Its the Fed’s fault – Part II: The search for neutral
Every now and then we start to see new terms appear followed by the musing of learned observers. One is the concept of a neutral interest rate defined as that rate of interest at which there is no inflation and full employment. At that rate, Federal reserve policy itself is in neutral being neither expansive nor contractionary. Think of it as the economy’s equilibrium interest rate. The problem with the concept is that the neutral interest rate cannot be observed. There are some fancy formulations out there to estimate it but those are just estimates. Anyway, that interest rate is a moving target given the dynamics of the economy. Today’s neutral most likely won’t be tomorrow’s. If the Fed seriously tried to continuously manipulate monetary policy to find neutral it would be more destabilizing than it is currently – and that is plenty destabilizing all ready.
But let us suppose that the neutral rate could be accurately measured and predicted. The Fed actually makes sounds like they know what it is. Fed chair Powell has droned on about a neutral rate of around 3 percent, meaning that a Fed rate above 3 percent would be restrictive while a rate below 3 percent would be expansionary. This would mean that current Fed policy is restrictive and would have room for ease. Hence, the logic of lowering the Fed funds rate. The fragile labor market and inflation above the Fed’s target of 2 percent would present challenges for the Fed seeking to move from restrictive levels toward the lower neutral rate but it seems to be on that path.
One of the problems of course is that no one knows what is the actual neutral rate. Chairman Powell has said “There are a range of views of what the neutral rate is at this moment for our economy … It’s not so mechanical. We understand that no one actually knows what the neutral rate is. We know it by its works.” Those “works” are the way the economy reacts to changes in the Fed rate. This is reminiscent of what Justice Potter Stewart said about pornography in that he knows it when he sees it. In the case of the Fed, that’s one hell of a way to run an economy.
Supposedly the model most commonly used by the Fed is from the Federal Reserve Bank of New York, the Holston-Laubach-Williams model. You can find it at https://www.newyorkfed.org/medialibrary/media/research/staff_reports/sr1063.pdf?sc_lang=en&hash=E048A35AE227C58E9E5D635FCC9259EC
I am no longer in academics but monetarists would question the very foundations of this model which are Keynesian in nature within an IS-LM framework incorporating the Phillips curve showing an inverse relationship between inflation and unemployment. There is a significant body of work outside the Federal Reserve’s economists questioning not only Keynesian economics but also the IS-LM and Phillips curve formulations. My doctoral seminar was littered with lectures on the deficiencies of such models and their inaccurate predictions. I know the economists at the Fed know this since the former economics head of the Open Market Committee was one of the readers on my dissertation. But if the Fed is actually using these formulations then we need a new set of economists working there.
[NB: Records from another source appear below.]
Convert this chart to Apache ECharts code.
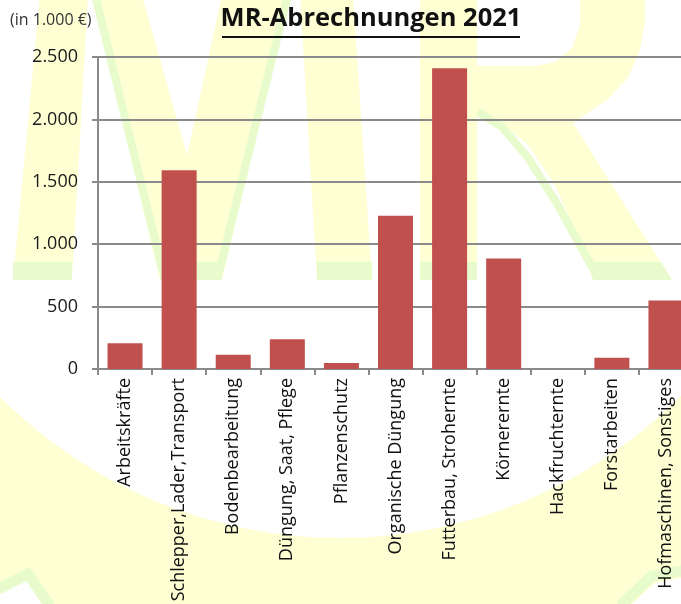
<!DOCTYPE html>
<html>
<head>
<meta charset="utf-8">
<style>
  html, body { margin: 0; padding: 0; background: #ffffff; }
  #chart { width: 681px; height: 604px; }
</style>
<script src="https://cdn.jsdelivr.net/npm/echarts@6/dist/echarts.min.js"></script>
</head>
<body>
<div id="chart"></div>
<script>
// Kategorien der MR-Abrechnungen
const categories = [
  'Arbeitskräfte',
  'Schlepper,Lader,Transport',
  'Bodenbearbeitung',
  'Düngung, Saat, Pflege',
  'Pflanzenschutz',
  'Organische Düngung',
  'Futterbau, Strohernte',
  'Körnerernte',
  'Hackfruchternte',
  'Forstarbeiten',
  'Hofmaschinen, Sonstiges'
]

// Werte in 1.000 €
const values = [207, 1593, 114, 238, 49, 1228, 2410, 886, 0, 90, 549]

// Achse
const yMin = 0
const yMax = 2500
const yStep = 500

const yellow = '#ffffd4'
const green = '#e8fbcc'

// Tausenderpunkt wie im Original
const fmtDe = (v) => String(v).replace(/\B(?=(\d{3})+(?!\d))/g, '.')

// Hintergrund-Logo (MR)
const bg = (el) => Object.assign({ z: -20, silent: true }, el)
const logo = [
  bg({ type: 'rect', shape: { x: 0, y: 0, width: 681, height: 604 }, style: { fill: yellow } }),
  bg({ type: 'circle', shape: { cx: 340, cy: 58, r: 480 }, style: { fill: '#ffffff' } }),
  // M
  bg({ type: 'polygon', shape: { points: [[40, -5], [88, -5], [72, 280], [13, 280]] }, style: { fill: yellow } }),
  bg({ type: 'polygon', shape: { points: [[92, -5], [142, -5], [222, 280], [160, 280]] }, style: { fill: yellow } }),
  bg({ type: 'polygon', shape: { points: [[222, -5], [290, -5], [222, 280], [160, 280]] }, style: { fill: yellow } }),
  bg({ type: 'polygon', shape: { points: [[300, -5], [353, -5], [372, 280], [317, 280]] }, style: { fill: yellow } }),
  // R
  bg({ type: 'polygon', shape: { points: [[420, -5], [645, -5], [645, 20], [640, 50], [628, 78], [607, 100], [573, 123], [672, 280], [593, 280], [577, 235], [555, 185], [528, 145], [500, 122], [477, 115], [477, 280], [420, 280]] }, style: { fill: yellow } }),
  bg({ type: 'polygon', shape: { points: [[477, -5], [580, -5], [580, 25], [572, 48], [555, 62], [535, 66], [477, 66]] }, style: { fill: '#ffffff' } }),
  // gruene Linien
  bg({ type: 'polyline', shape: { points: [[95, -5], [163, 272]] }, style: { stroke: green, lineWidth: 8, fill: null } }),
  bg({ type: 'polyline', shape: { points: [[288, -5], [219, 272]] }, style: { stroke: green, lineWidth: 8, fill: null } }),
  bg({ type: 'polyline', shape: { points: [[478, 112], [502, 127], [529, 159], [556, 202], [581, 247], [595, 272]] }, style: { stroke: green, lineWidth: 8, fill: null } }),
  bg({ type: 'rect', shape: { x: 13, y: 262, width: 59, height: 18 }, style: { fill: green } }),
  bg({ type: 'rect', shape: { x: 160, y: 262, width: 62, height: 18 }, style: { fill: green } }),
  bg({ type: 'rect', shape: { x: 317, y: 262, width: 55, height: 18 }, style: { fill: green } }),
  bg({ type: 'rect', shape: { x: 420, y: 262, width: 57, height: 18 }, style: { fill: green } }),
  bg({ type: 'polygon', shape: { points: [[588, 262], [661, 262], [672, 280], [593, 280]] }, style: { fill: green } }),
  // Ecken unten
  bg({ type: 'polygon', shape: { points: [[0, 604], [0, 592], [27, 580], [44, 604]] }, style: { fill: '#ffffff' } }),
  bg({ type: 'polyline', shape: { points: [[-5, 591], [28, 574], [50, 606]] }, style: { stroke: green, lineWidth: 11, fill: null } }),
  bg({ type: 'polygon', shape: { points: [[632, 604], [655, 583], [681, 578], [681, 604]] }, style: { fill: '#ffffff' } }),
  bg({ type: 'polyline', shape: { points: [[620, 606], [652, 576], [686, 570]] }, style: { stroke: green, lineWidth: 11, fill: null } })
]

const texts = [
  { type: 'text', left: 10, top: 12, z: 10, style: { text: '(in 1.000 €)', fontFamily: 'Open Sans', fontSize: 16, fill: '#333333' } },
  { type: 'text', x: 371, y: 6, z: 10, style: { text: 'MR-Abrechnungen 2021', fontFamily: 'Open Sans', fontWeight: 'bold', fontSize: 25.5, fill: '#111111', align: 'center' } },
  { type: 'rect', shape: { x: 222, y: 36, width: 298, height: 2 }, z: 10, style: { fill: '#111111' } }
]

const chart = echarts.init(document.getElementById('chart'))

chart.setOption({
  animation: false,
  backgroundColor: '#ffffff',
  graphic: { elements: logo.concat(texts) },
  grid: {
    left: 98,
    top: 57,
    width: 595,
    height: 312,
    containLabel: false,
    outerBoundsMode: 'none'
  },
  xAxis: {
    type: 'category',
    data: categories,
    axisLine: { lineStyle: { color: '#8a8a8a', width: 2 } },
    axisTick: { show: true, length: 6, lineStyle: { color: '#8a8a8a', width: 2 } },
    axisLabel: {
      rotate: 90,
      interval: 0,
      margin: 9,
      fontFamily: 'Open Sans',
      fontSize: 18,
      color: '#111111'
    }
  },
  yAxis: {
    type: 'value',
    min: yMin,
    max: yMax,
    interval: yStep,
    axisLine: { show: true, lineStyle: { color: '#8a8a8a', width: 2 } },
    axisTick: { show: true, length: 6, lineStyle: { color: '#8a8a8a', width: 2 } },
    splitLine: { lineStyle: { color: '#8a8a8a', width: 2 } },
    axisLabel: {
      margin: 20,
      fontFamily: 'Open Sans',
      fontSize: 18,
      color: '#1a1a1a',
      formatter: fmtDe
    }
  },
  series: [{
    type: 'bar',
    data: values,
    barWidth: 35,
    itemStyle: { color: '#c0504d' }
  }]
})
</script>
</body>
</html>
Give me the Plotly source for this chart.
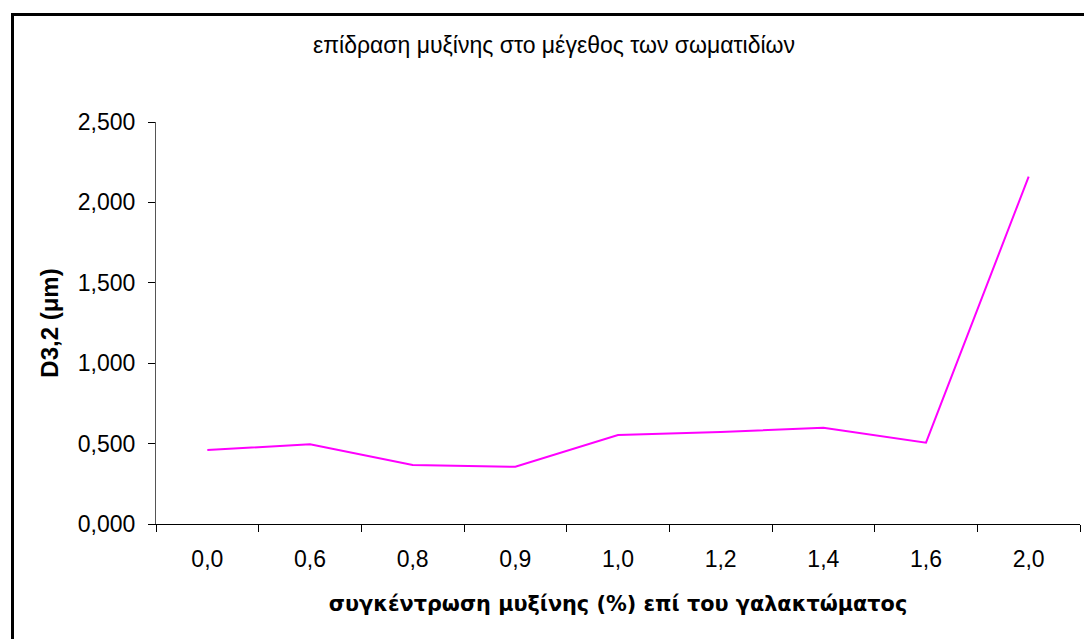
import plotly.graph_objects as go

# Mucin concentration (% of emulsion) and mean droplet size D3,2 (μm)
concentrations = ["0,0", "0,6", "0,8", "0,9", "1,0", "1,2", "1,4", "1,6", "2,0"]
d32_values = [0.460, 0.496, 0.367, 0.356, 0.553, 0.572, 0.599, 0.506, 2.160]
y_ticks = [0.0, 0.5, 1.0, 1.5, 2.0, 2.5]

W, H = 1084, 639
L, R, T, B = 156, 4, 122, 115
pw = W - L - R
ph = H - T - B


def px_x(x):
    return (x - L) / pw


def px_y(y):
    return (H - B - y) / ph


fig = go.Figure(
    go.Scatter(
        x=concentrations,
        y=d32_values,
        mode="lines",
        line=dict(color="#FF00FF", width=2),
        showlegend=False,
    )
)

fig.update_layout(
    width=W,
    height=H,
    margin=dict(l=L, r=R, t=T, b=B),
    paper_bgcolor="white",
    plot_bgcolor="white",
    separators=",.",
    font=dict(family="Liberation Sans, Arial, sans-serif", size=23, color="black"),
    title=dict(
        text="επίδραση μυξίνης στο μέγεθος των σωματιδίων",
        x=554 / W,
        xref="container",
        xanchor="center",
        y=1 - 45 / H,
        yref="container",
        yanchor="middle",
        font=dict(family="Liberation Sans, Arial, sans-serif", size=23),
    ),
    xaxis=dict(
        type="category",
        range=[-0.5, 8.5],
        showline=True,
        linecolor="black",
        linewidth=1,
        ticks="outside",
        tickson="boundaries",
        ticklen=7,
        tickcolor="black",
        showgrid=False,
        zeroline=False,
        ticklabelstandoff=14,
        title=dict(
            text="<b>συγκέντρωση μυξίνης (%) επί του γαλακτώματος</b>",
            font=dict(family="DejaVu Sans, Verdana, sans-serif", size=20.8),
            standoff=25,
        ),
    ),
    yaxis=dict(
        range=[0, 2.5],
        tickvals=y_ticks,
        tickformat=".3f",
        showline=True,
        linecolor="#555555",
        linewidth=1,
        ticks="outside",
        ticklen=7,
        tickcolor="black",
        showgrid=False,
        zeroline=False,
        ticklabelstandoff=8,
        title=dict(
            text="<b>D3,2 (μm)</b>",
            font=dict(family="Liberation Sans, Arial, sans-serif", size=24),
            standoff=12,
        ),
    ),
    shapes=[
        dict(
            type="rect",
            xref="paper",
            yref="paper",
            x0=px_x(12.5),
            x1=px_x(1120),
            y0=px_y(680),
            y1=px_y(14.5),
            line=dict(color="black", width=3),
            fillcolor="rgba(0,0,0,0)",
            layer="below",
        )
    ],
)

fig.write_html("out.html")
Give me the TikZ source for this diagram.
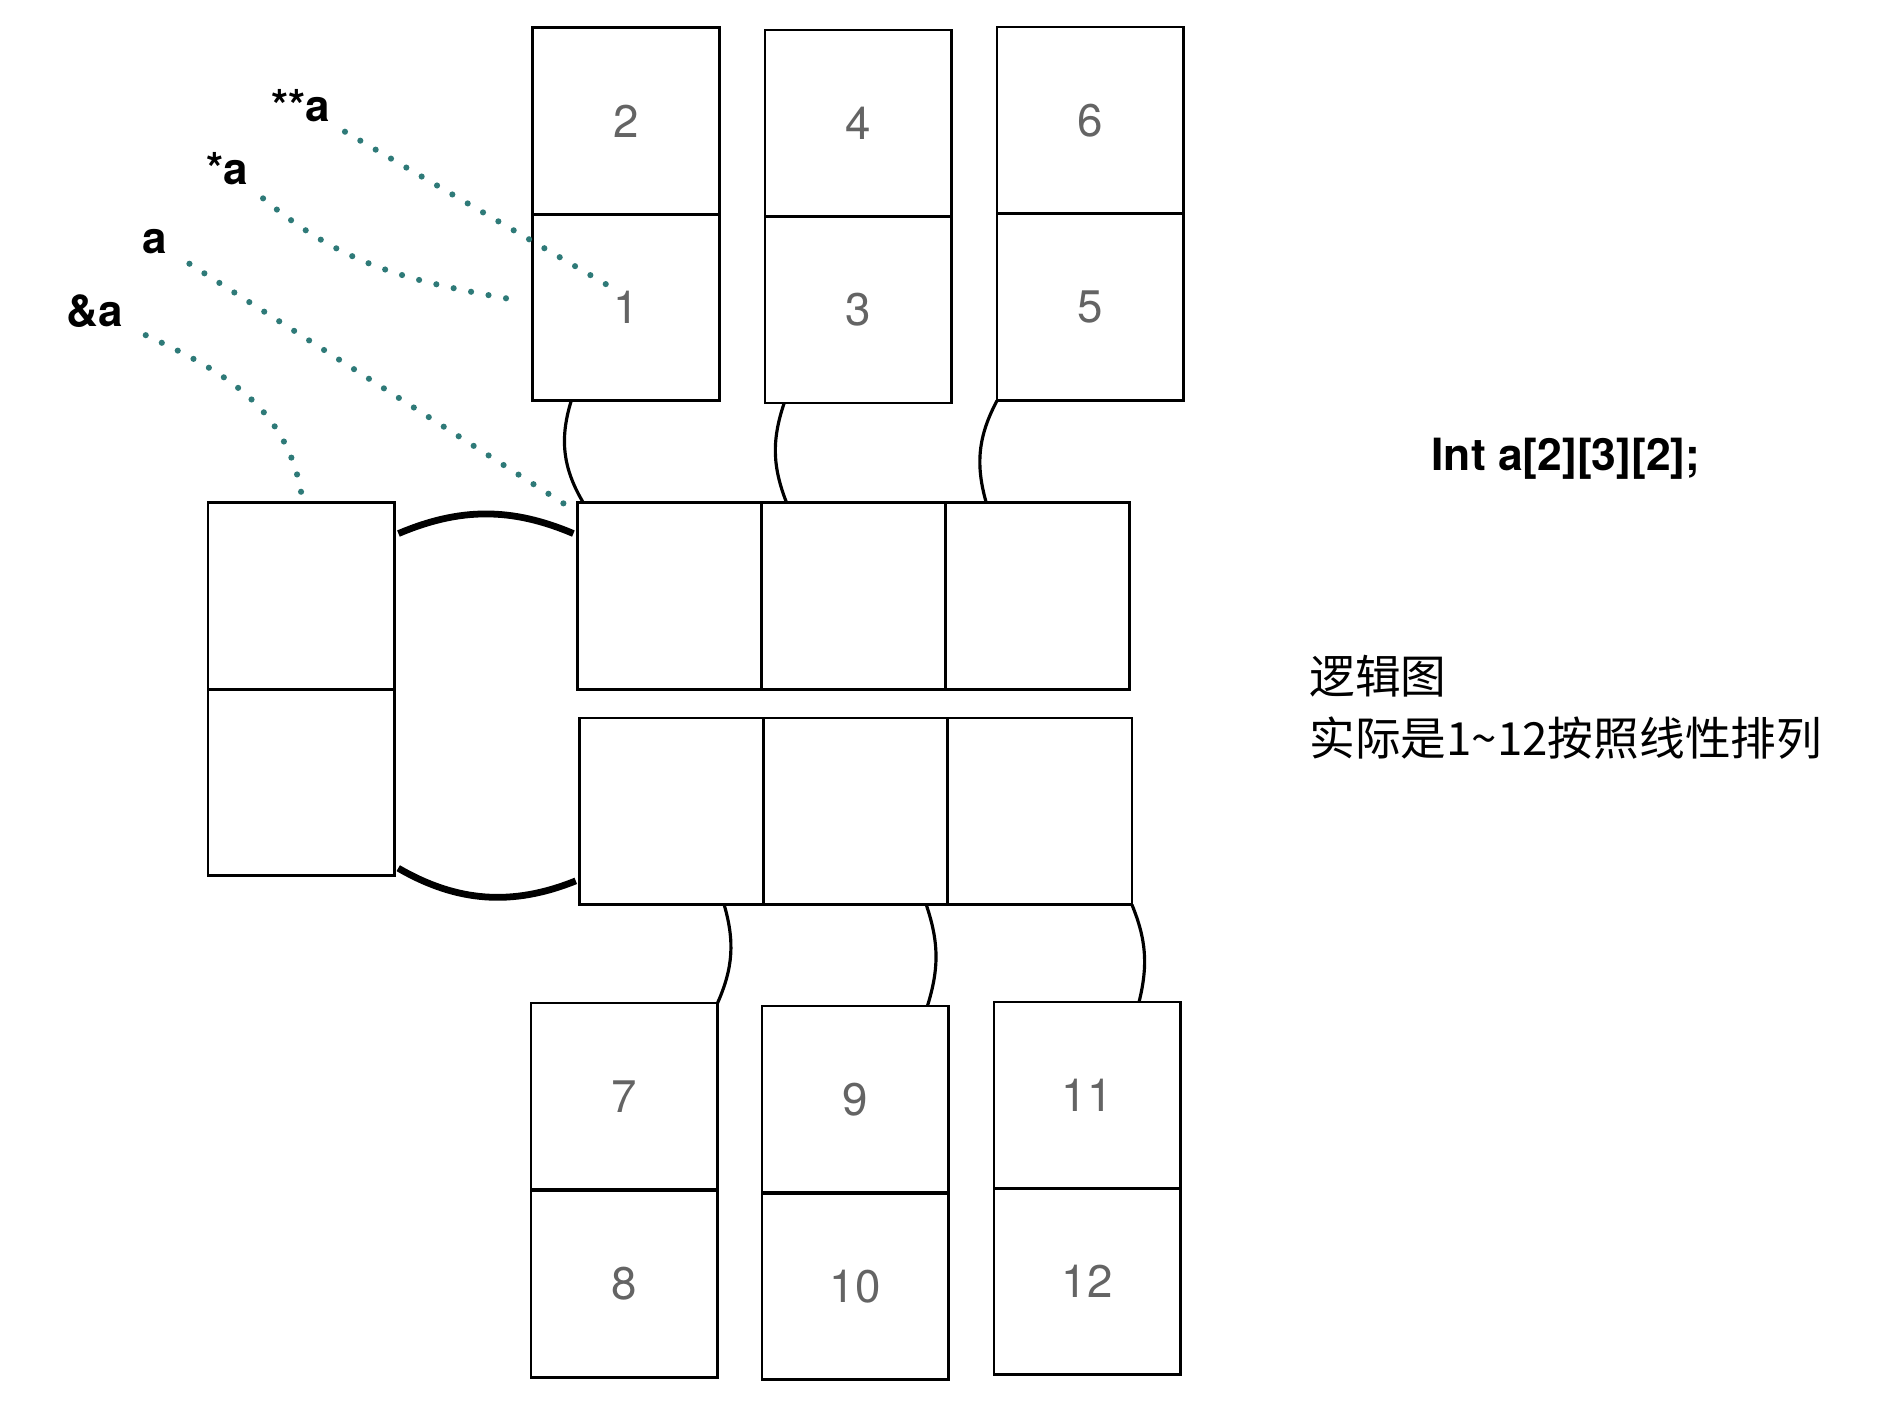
\documentclass[tikz,border=0pt]{standalone}
\usepackage{fontspec}
\setmainfont{TeX Gyre Heros}
\newfontfamily\cjk{Noto Sans CJK SC}
\usepackage{tikz}
\usetikzlibrary{positioning}
\definecolor{ptrteal}{RGB}{46,122,120}
\definecolor{numgray}{RGB}{100,100,100}

\tikzset{
 cell/.style={draw,line width=0.65pt,minimum width=1.55cm,minimum height=1.55cm,
  inner sep=0pt,outer sep=0pt,text=numgray,font=\fontsize{10.8}{12}\selectfont},
 rowcell/.style={cell,minimum width=1.53cm},
 ptr/.style={ptrteal,line width=1.45pt,line cap=round,dash pattern=on 0pt off 4.2pt},
 link/.style={line width=0.75pt},
 rough/.style={line width=1.6pt},
 lbl/.style={font=\fontsize{10.4}{12}\selectfont\bfseries}
}

\begin{document}
\begin{tikzpicture}[x=0.01cm,y=-0.01cm]
 \useasboundingbox (0,0) rectangle (1568,1166);
 % upper blocks
 \node[cell] (c2) at (520.5,100.5) {2};
 \node[cell] (c1) at (520.5,255.5) {1};
 \node[cell] (c4) at (713.5,102.5) {4};
 \node[cell] (c3) at (713.5,257.5) {3};
 \node[cell] (c6) at (906.5,100) {6};
 \node[cell] (c5) at (906.5,255.5) {5};
 % middle rows
 \node[rowcell] (m1) at (556.5,495.5) {};
 \node[rowcell] (m2) at (709.5,495.5) {};
 \node[rowcell] (m3) at (862.5,495.5) {};
 \node[rowcell] (m4) at (558.5,674.5) {};
 \node[rowcell] (m5) at (711.5,674.5) {};
 \node[rowcell] (m6) at (864.5,674.5) {};
 % left block
 \node[cell] (l1) at (250.5,495.5) {};
 \node[cell] (l2) at (250.5,650.5) {};
 % lower blocks
 \node[cell] (c7) at (519,911.5) {7};
 \node[cell] (c8) at (519,1067.5) {8};
 \node[cell] (c9) at (711,914) {9};
 \node[cell] (c10) at (711,1069.5) {10};
 \node[cell] (c11) at (904,910.5) {11};
 \node[cell] (c12) at (904,1065.5) {12};

 % links
 \draw[link] ([xshift=0.32cm]c1.south west) to[bend right=24] ([xshift=0.05cm]m1.north west);
 \draw[link] ([xshift=0.16cm]c3.south west) to[bend right=20] ([xshift=0.21cm]m2.north west);
 \draw[link] (c5.south west) to[bend right=22] ([xshift=0.34cm]m3.north west);
 \draw[link] ([xshift=1.2cm]m4.south west) to[bend left=20] (c7.north east);
 \draw[link] ([xshift=1.35cm]m5.south west) to[bend left=18] ([xshift=-0.175cm]c9.north east);
 \draw[link] (m6.south east) to[bend left=18] ([xshift=-0.345cm]c11.north east);
 \draw[rough,shorten <=1pt,shorten >=1pt] ([yshift=-0.27cm]l1.north east) to[bend left=23] ([yshift=-0.27cm]m1.north west);
 \draw[rough,shorten <=1pt,shorten >=1pt] ([yshift=0.08cm]l2.south east) to[bend right=26] ([yshift=0.21cm]m4.south west);

 % pointers
 \node[lbl] (lblpp) at (250,88) {**a};
 \node[lbl] (lblp) at (189,140) {*a};
 \node[lbl] (lbla) at (129,201) {a};
 \node[lbl] (lblr) at (79,259) {\&a};
 \coordinate (ppend) at (505,237);
 \coordinate (pend) at (432,250);
 \draw[ptr] (lblpp) -- (ppend);
 \draw[ptr] (lblp) to[out=-40,in=170] (pend);
 \draw[ptr,shorten <=2pt] (lbla) -- ([xshift=-0.03cm,yshift=-0.06cm]m1.north west);
 \draw[ptr,shorten <=2pt] (lblr) to[out=-25,in=100] ([yshift=0.08cm]l1.north);

 \node[lbl,font=\fontsize{10.5}{12}\selectfont\bfseries] (decl) at (1302,381) {Int a[2][3][2];};
 \node[anchor=north west,align=left,inner sep=0pt,font=\cjk\fontsize{10.8}{14.6}\selectfont] (note)
  at (1088,544) {逻辑图\\实际是1\textasciitilde 12按照线性排列};
\end{tikzpicture}
\end{document}
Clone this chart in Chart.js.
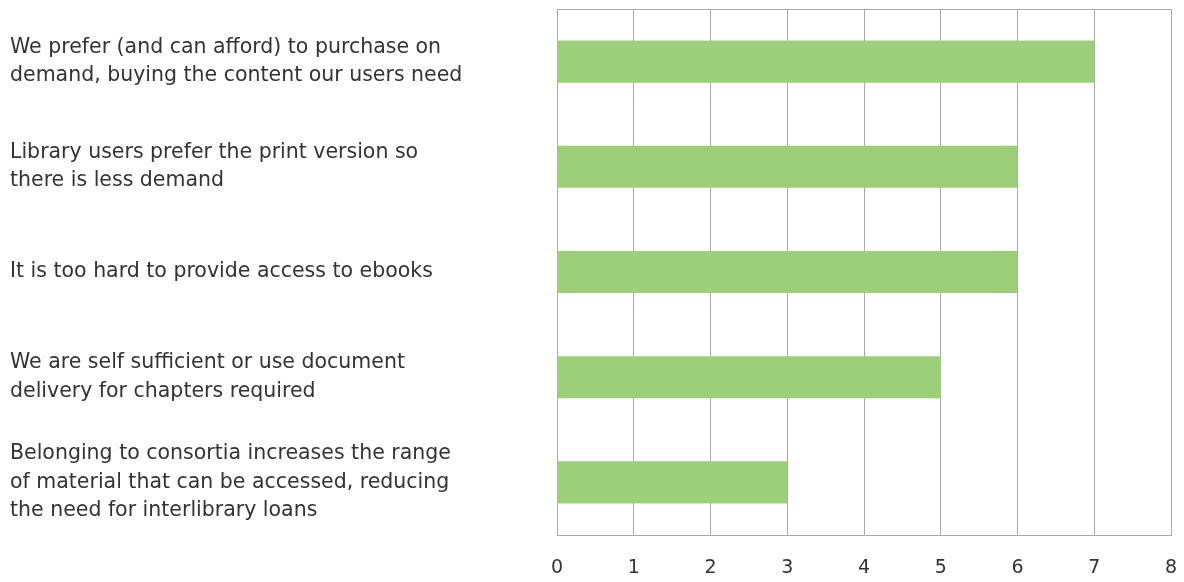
<!DOCTYPE html>
<html>
<head>
<meta charset="utf-8">
<script src="https://cdn.jsdelivr.net/npm/chart.js@4"></script>
<style>
  html, body { margin: 0; padding: 0; background: #fff; }
  #wrap { width: 1184px; height: 582px; }
</style>
</head>
<body>
<div id="wrap"><canvas id="reasonsChart"></canvas></div>
<script>
// Reasons for not using interlibrary loans for ebooks
const reasons = [
    ['We prefer (and can afford) to purchase on', 'demand, buying the content our users need'],
    ['Library users prefer the print version so', 'there is less demand'],
    'It is too hard to provide access to ebooks',
    ['We are self sufficient or use document', 'delivery for chapters required'],
    ['Belonging to consortia increases the range', 'of material that can be accessed, reducing', 'the need for interlibrary loans']
];
const responses = [7, 6, 6, 5, 3];
const xTicks = [0, 1, 2, 3, 4, 5, 6, 7, 8];

const gridColor = '#a9a9a9';
const textColor = '#333333';

// keep label overhang from shrinking the plot area
const noSidePadding = axis => {
    axis.paddingLeft = 0;
    axis.paddingRight = 0;
};

const ctx = document.getElementById('reasonsChart').getContext('2d');
new Chart(ctx, {
    type: 'bar',
    data: {
        labels: reasons,
        datasets: [{
            data: responses,
            backgroundColor: '#9dcf7b',
            barPercentage: 0.4,
            categoryPercentage: 1
        }]
    },
    options: {
        indexAxis: 'y',
        responsive: true,
        maintainAspectRatio: false,
        animation: false,
        layout: {
            padding: { left: 10, right: 13, top: 9, bottom: 0 }
        },
        scales: {
            x: {
                min: xTicks[0],
                max: xTicks[xTicks.length - 1],
                afterBuildTicks: axis => {
                    axis.ticks = xTicks.map(v => ({ value: v }));
                },
                afterFit: axis => {
                    axis.height = 47;
                    noSidePadding(axis);
                },
                grid: { color: gridColor, drawTicks: false },
                border: { color: gridColor },
                ticks: {
                    color: textColor,
                    padding: 22,
                    font: { family: 'DejaVu Sans', size: 19 }
                }
            },
            // top frame line
            xTop: {
                position: 'top',
                axis: 'x',
                min: 0,
                max: 8,
                afterFit: axis => {
                    axis.height = 0;
                    noSidePadding(axis);
                },
                grid: { display: false },
                border: { color: gridColor },
                ticks: { display: false }
            },
            y: {
                grid: { display: false },
                border: { display: false },
                afterFit: axis => {
                    axis.width = 547;
                    axis.paddingTop = 0;
                    axis.paddingBottom = 0;
                },
                ticks: {
                    color: textColor,
                    crossAlign: 'far',
                    font: { family: 'DejaVu Sans', size: 20.5, lineHeight: 1.38 }
                }
            }
        },
        plugins: {
            legend: { display: false },
            tooltip: { enabled: false }
        }
    }
});
</script>
</body>
</html>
Consider that the model applies the “Kalman filter to translate movements in real GDP, inflation, and short-term interest rates into estimates of trend growth, the natural rate of output, and the natural rate of interest.” The problem inherent in all this is that there must be assumptions made regarding the nature of the shock processes that affect the movement of inflation and output. This is the problem with all such models as I have written with regard to climate models. These models are overly complex yet must be restrictive at the same time. The Fed’s model estimates a real neutral rate and then adds the current rate of inflation to yield the nominal neutral rate. The estimated real neutral rate in the fourth quarter of 2025 was 0.84%. The Fed’s inflation target is 2% meaning that the nominal neutral rate would be 2.84 percent. This would imply that even with the past three rate cuts, the Fed’s monetary policy is still too restrictive. So given the Fed’s own estimates, President Trump was right in arguing that the Fed should lower interest rates because its own models show that interest rates are too high being above their own estimation of the neutral rate.